Making smart trade offs and not negotiating alone | How to negotiate
Smart trade offs
You scratch my back and I’ll scratch yours.
I love that. It’s so simple and gets the point across.
How does this apply to negotiating a deal?
In two ways:
- Never give anything away without getting something in return
- Never be the first to give anything away
We’ll look at this in the context of discounts. That’s usually the back scratching prospects want.
With RealtimeCRM we’re happy to give you a discount if you’ve tried the product and you really like it.
On one condition, you make a prepayment for the year. They get their discount but we get a year’s worth of revenue guaranteed and it helps with cash flow.
However, we decide what the discount is and it’s a take it or leave it situation.
What we do not do and what you should avoid doing especially in the context of SaaS is giving one discount to one customer and another potentially bigger discount to another customer.
They’re going to eventually talk and one of them will be really cheesed off with you because they didn’t get the bigger discount.
So standardise your discounting and stick to it!
This neatly follows onto the second point.
You shouldn’t be the first to offer a concession. The prospect will always try to push you to maximise their benefit.
If they’ve not raised the issue then don’t raise it for them. They’ll then treat that as the starting point, obviously you don’t value it so why should they?
This especially applies to discounting and why it’s so important to standardise and to use it sparingly, and definitely not as the first tool.

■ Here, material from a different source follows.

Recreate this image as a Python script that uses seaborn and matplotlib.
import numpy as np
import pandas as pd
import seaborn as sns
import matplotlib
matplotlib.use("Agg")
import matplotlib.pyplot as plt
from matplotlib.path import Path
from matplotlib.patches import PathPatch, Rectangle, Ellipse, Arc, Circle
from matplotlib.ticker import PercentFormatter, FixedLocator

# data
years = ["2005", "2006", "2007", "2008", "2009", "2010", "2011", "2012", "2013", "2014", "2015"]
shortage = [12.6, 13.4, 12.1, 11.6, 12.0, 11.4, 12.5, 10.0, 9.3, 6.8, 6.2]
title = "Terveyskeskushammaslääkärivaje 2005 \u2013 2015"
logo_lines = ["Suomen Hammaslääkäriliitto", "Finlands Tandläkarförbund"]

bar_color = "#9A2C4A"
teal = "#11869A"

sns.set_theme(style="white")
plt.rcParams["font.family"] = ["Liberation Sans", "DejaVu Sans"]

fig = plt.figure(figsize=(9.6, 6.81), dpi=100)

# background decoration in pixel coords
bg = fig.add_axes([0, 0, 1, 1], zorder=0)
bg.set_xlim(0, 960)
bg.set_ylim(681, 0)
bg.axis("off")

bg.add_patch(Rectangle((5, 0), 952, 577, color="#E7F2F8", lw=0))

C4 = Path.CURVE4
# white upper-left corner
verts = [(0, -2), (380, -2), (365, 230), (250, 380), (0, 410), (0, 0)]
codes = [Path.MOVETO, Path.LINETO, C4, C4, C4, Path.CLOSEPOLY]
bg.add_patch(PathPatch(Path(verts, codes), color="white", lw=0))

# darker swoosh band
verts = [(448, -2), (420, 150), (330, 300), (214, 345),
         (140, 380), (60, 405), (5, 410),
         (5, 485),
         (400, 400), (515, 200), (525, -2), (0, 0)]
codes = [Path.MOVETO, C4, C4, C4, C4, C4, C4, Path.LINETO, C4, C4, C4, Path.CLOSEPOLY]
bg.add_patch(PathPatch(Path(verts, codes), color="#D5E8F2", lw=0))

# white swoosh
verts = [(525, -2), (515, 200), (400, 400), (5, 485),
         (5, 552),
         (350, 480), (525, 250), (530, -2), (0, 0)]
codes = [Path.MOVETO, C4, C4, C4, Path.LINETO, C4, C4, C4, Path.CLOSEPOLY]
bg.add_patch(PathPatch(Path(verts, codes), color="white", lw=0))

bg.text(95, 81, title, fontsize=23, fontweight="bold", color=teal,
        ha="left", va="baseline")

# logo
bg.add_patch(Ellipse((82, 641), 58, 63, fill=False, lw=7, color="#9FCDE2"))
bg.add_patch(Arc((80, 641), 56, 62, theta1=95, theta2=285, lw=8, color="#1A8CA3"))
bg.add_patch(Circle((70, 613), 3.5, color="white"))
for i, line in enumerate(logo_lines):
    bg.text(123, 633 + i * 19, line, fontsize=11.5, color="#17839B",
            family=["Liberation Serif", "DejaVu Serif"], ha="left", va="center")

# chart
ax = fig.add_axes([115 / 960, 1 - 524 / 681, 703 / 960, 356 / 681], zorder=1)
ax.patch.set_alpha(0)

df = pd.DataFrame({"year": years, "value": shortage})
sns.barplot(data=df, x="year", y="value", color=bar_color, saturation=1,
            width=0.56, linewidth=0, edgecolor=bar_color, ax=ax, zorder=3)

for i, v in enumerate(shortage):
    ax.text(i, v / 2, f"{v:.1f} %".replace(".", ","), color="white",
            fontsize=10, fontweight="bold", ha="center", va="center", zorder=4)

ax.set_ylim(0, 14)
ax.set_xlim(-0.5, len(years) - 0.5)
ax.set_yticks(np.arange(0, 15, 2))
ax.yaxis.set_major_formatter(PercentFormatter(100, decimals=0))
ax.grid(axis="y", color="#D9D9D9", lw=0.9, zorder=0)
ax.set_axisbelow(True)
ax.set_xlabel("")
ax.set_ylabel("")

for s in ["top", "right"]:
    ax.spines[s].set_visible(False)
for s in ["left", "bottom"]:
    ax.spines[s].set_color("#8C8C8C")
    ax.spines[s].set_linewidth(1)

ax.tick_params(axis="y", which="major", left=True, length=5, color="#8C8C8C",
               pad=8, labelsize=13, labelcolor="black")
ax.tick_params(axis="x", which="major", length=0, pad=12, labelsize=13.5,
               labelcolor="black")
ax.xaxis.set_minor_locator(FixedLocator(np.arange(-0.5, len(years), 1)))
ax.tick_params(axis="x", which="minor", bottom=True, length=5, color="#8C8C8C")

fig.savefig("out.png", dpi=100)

Your sales team is going to want to use the tool that gets them the deal as easily as possible. We see it all the time with sales people offering discounts off the bat without anyone even asking for them.
Those discounts mean your margin is being eaten into and it’s going to make forecasting your income and cash flow a nightmare.
Make sure you keep discipline amongst your sales team so that they don’t abuse discounting as a selling tool.
Fundamentally, you’re selling the value you provide – make sure everyone on your team knows that.
But they keep pushing
So what?
The most pushy people in the world are little kids.
If you give in to them at every turn you’re going to get rotten kids. Prospects are the same way if you give in you’re going to get rotten customers.
Let them huff and puff but hold the line. If your product is a good fit and valuable they’ll stay if not they were always going to go somewhere else anyway.
For the sake of argument, you give in and they get the discount and something extra.
They’re going to hound you about it and make more demands because you taught them that’s how they should deal with you.
Eventually you’re not going to be able to meet the promises made and they’ll walk. You will have wasted your time and resources getting burned taking a bad deal you didn’t want.
Being able to say no and being willing to walk away is your most powerful negotiating tactic.
Don’t negotiate alone
Getting other members of your team to check any prospective deals – you must do this.
You can’t be brilliant in every area and you’re a little compromised. How so?
You’ve been working on this deal from the beginning and you really want to win it. You’ve been dealing with the prospect and you know what they want. You know their objections but you think you can get past them. Because you really want the deal the temptation to sweeten the deal is always there. You’re emotionally invested in it because of all the time and effort you’ve put into it.
That’s why you need your team to review the deal. They need to interrogate it and that’s going to be uncomfortable.
They haven’t really been involved like you so they don’t have that investment. They don’t know the prospect like you do. They don’t care that he’s a nice guy and you both have the same birthdays.
Back in the old days we started doing this because of how badly we had been burned we noticed something that you just had to laugh at.
The member of our team who was primarily negotiating the deal would really take the side of the prospect, arguing hard from their point of view.
That’s great to care about the prospect like that but you’re on our team not theirs.
Look, it happens to everyone. There’s an old joke about the British foreign office.
The Prime Minister listens to one of his ambassadors and exasperated responds “I thought the purpose of the British foreign office was to represent British interests abroad, not foreign interests in Britain”.
Going native can happen to anyone so get neutral team members involved to check that natural tendency. They’ll be able to see where you’ve compromised and question why you’ve done this.
Use your team to bat away awkward requests
You’re in the meeting and the prospect is asking for something that you don’t really want to give but if you say no it’s going to kill the mood, and make it much harder to show the value of your product.
You know if you can get past this you can demonstrate the value.
So how do you take the steam out of that request? Use your team who aren’t there and can’t answer the question.
Just say “Look I’m sorry that’s not something I can give here. I’ll have to discuss this with the rest of my team”.
You’re under pressure but you haven’t said no and you’ve used your peers who aren’t there to take the sting out of it.
If you had said no they could have spent the rest of the time pushing on this and screwing up your game plan. Now you can move on and get them invested in your offer so that you’re in a stronger position to say no down the line.